Even from a first glance, the one by David is clearly superior. The scene is so much more striking and interesting to look at. You can see the emotions of the characters, and overall the composition underscores the significance of the philosopher's death, especially in the context of the enlightenment/romantic period. (This is my opinion as a pleb; not an art expert.) But what I do understand, as a computer person, is that these concepts are still beyond what a model can encode in an image as of today.

So although humans are no longer superior in the mechanics of producing images, I think in the higher-level/psychological aspects of "art", there's room for humans, at least for now.


Want to add, I understand the debate is also around the revenue loss in the commission/fanart/online art scene. But from having looked at lots of these over the years, I'd still argue the same thing: that IMO the really good series and artists are good because of their ideas and themes, and not their technique. But if a particular artist's revenue is 90% from drawing lewd fanart, unfortunately it seems like they'll have to adapt and compete, using the skills that humans are still dominant in.

And although I'm just an dumb anon on the internet spewing these ideas, I know I sound harsh, but I think I'm correct. Because the reality is that now, everybody's downloaded the SDv1.4 weights onto their hard drives, and the cat's out of the bag permanently.


> loss of revenue for...online art scene

I have never used any of those services before. I have never considered using one of the services before because it was always outside my price range.

Now that I have tried stable diffusion and have photo bashed and rendered some concept art for each of the main characters in my novel, I now want to commission an artist to create the 30 or so needed training images so I can ask stable diffusion to spit out my own character in various poses and expressions.

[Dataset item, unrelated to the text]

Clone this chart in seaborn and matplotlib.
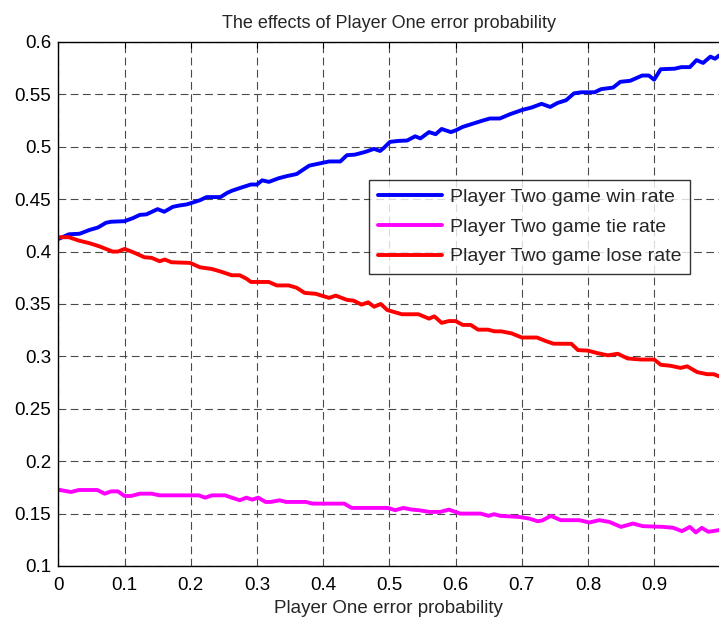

At minimum, that will require a human to render a model sheet of the character from front and back and side and 3/4 and above and below, as well as the emotions on the basic emotions wheel.

If I want the character to be able to wear different outfits, then I will also need to pay for renderings of that character wearing that clothing, all in service of trying to train stable diffusion to be able to remix that character into future images.

Let's also say that I do not have a killer graphics card to be able to train images into a model, luckily, for another $100 fee, the artist will use their existing graphics card to spit out an embedding or a hypernetwork or a VAE or whatever it is that you can use to add custom training to a model and send me that as well as the original set of input photos.

After all of that, I can generate the photos I want...but I will then have to slightly tweak each image so that it has human authorship, even if it's just removing noise and fixing the cursed loops that happen on limbs at times.

In short, I am considering something that is at least $200 for the crappiest cheapest artist out there, multiply that by my six or so main characters, and that is money that I am genuinely considering spending that I would not have even dreamed of entertaining for a moment.

The proof is in the pudding as to whether this thought process will be happening for other stable diffusion users who are able to get images they like, but do not have good rendering skills on their own, weather they too are willing to pay for this or not.

If so, there will instantly become a new type of artist job available, that of the AI art trainer artist.

At the very least, there will be AI art cleanup artists that remove the noise and so-called cursed elements of ai art when used in the concept art stage.


It makes me think a bit of Asimov’s novella Profession: https://en.m.wikipedia.org/wiki/Profession_(novella)

Currently, we (mostly) still need people to make the tapes. That probably won’t be true forever, but it is for now.